On a sheet pan, lined with a silicone mat or aluminum foil, toss the potatoes with 2 tablespoons oil, season with salt and pepper and spread out in an even layer.
Broil until crispy and brown and just getting tender, about 10 minutes, turning with a spatula halfway through.
Meanwhile, rub the remaining 2 tablespoons oil on both sides of the fish and season generously with salt and pepper.
Remove the sheet pan from the oven, move the potatoes to the edges and nestle the fish between them, skin-side up.
Broil until the skin is crispy, about 5 minutes.
Cut asparagus into the 1 ½-inch pieces, drizzle with olive oil, sprinkle with salt and pepper.
With a large spatula, flip the fish, add asparagus to pan, and continue to broil until the fish flakes easily but the center is still pink and glossy, around 5 minutes.

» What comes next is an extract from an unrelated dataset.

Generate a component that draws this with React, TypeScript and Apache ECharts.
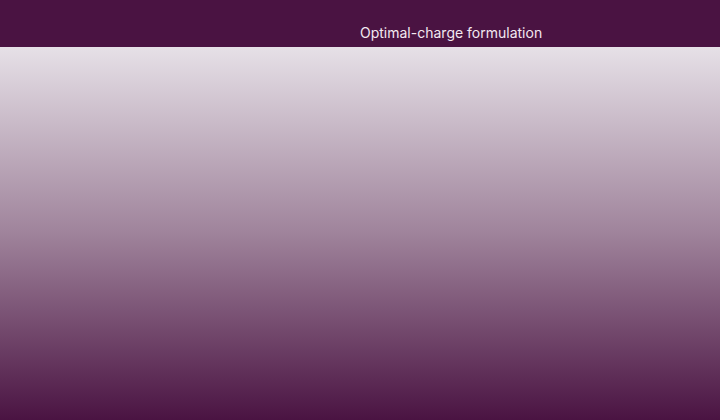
import { useEffect, useRef } from 'react';
import * as echarts from 'echarts';

const titleText = 'Optimal-charge formulation';
const categories: string[] = [];
const values: number[] = [];

const App = () => {
  const chartRef = useRef<HTMLDivElement>(null);

  useEffect(() => {
    if (!chartRef.current) return;
    document.body.style.margin = '0';

    const chart = echarts.init(chartRef.current, null, { renderer: 'svg' });

    const options: echarts.EChartsOption = {
      animation: false,
      backgroundColor: '#4a1342',
      title: {
        text: titleText,
        left: '50%',
        top: 25,
        padding: 0,
        textStyle: {
          color: '#f3e9f1',
          fontSize: 14,
          fontWeight: 'normal',
          fontFamily: 'Inter'
        }
      },
      grid: {
        show: true,
        left: 0,
        right: 0,
        top: 47,
        bottom: 0,
        borderWidth: 0,
        backgroundColor: new echarts.graphic.LinearGradient(0, 0, 0, 1, [
          { offset: 0, color: '#e6e0e7' },
          { offset: 0.5, color: '#9f839b' },
          { offset: 1, color: '#4a1342' }
        ])
      },
      xAxis: {
        type: 'category',
        data: categories,
        show: false
      },
      yAxis: {
        type: 'value',
        show: false
      },
      series: [
        {
          type: 'bar',
          data: values
        }
      ]
    };

    chart.setOption(options);

    return () => {
      chart.dispose();
    };
  }, []);

  return <div ref={chartRef} style={{ width: '720px', height: '420px' }} />;
};

export default App;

If the potatoes are done after cooking the fish on the first side, pull them from the oven and transfer to a large serving bowl. If not, leave them until the fish is cooked to your desired doneness.
While the fish cooks, combine the parsley, mixed herbs, anchovy, garlic, lemon zest, yogurt and mayonnaise in a blender and purée until thick and uniformly green.
Taste and season with salt and pepper as needed.
Remove the fish and potatoes from the oven.
Scrape the potatoes into a large bowl and toss with the asparagus and cucumbers; squeeze half the lemon over the top, season with salt and pepper and toss again.
Cut the remaining lemon half into 4 wedges.
Transfer the fish and vegetables to a platter and serve the dressing on the side; or divide the fish and vegetables among four plates and dollop with dressing.
Sprinkle with dill and serve with lemon wedge.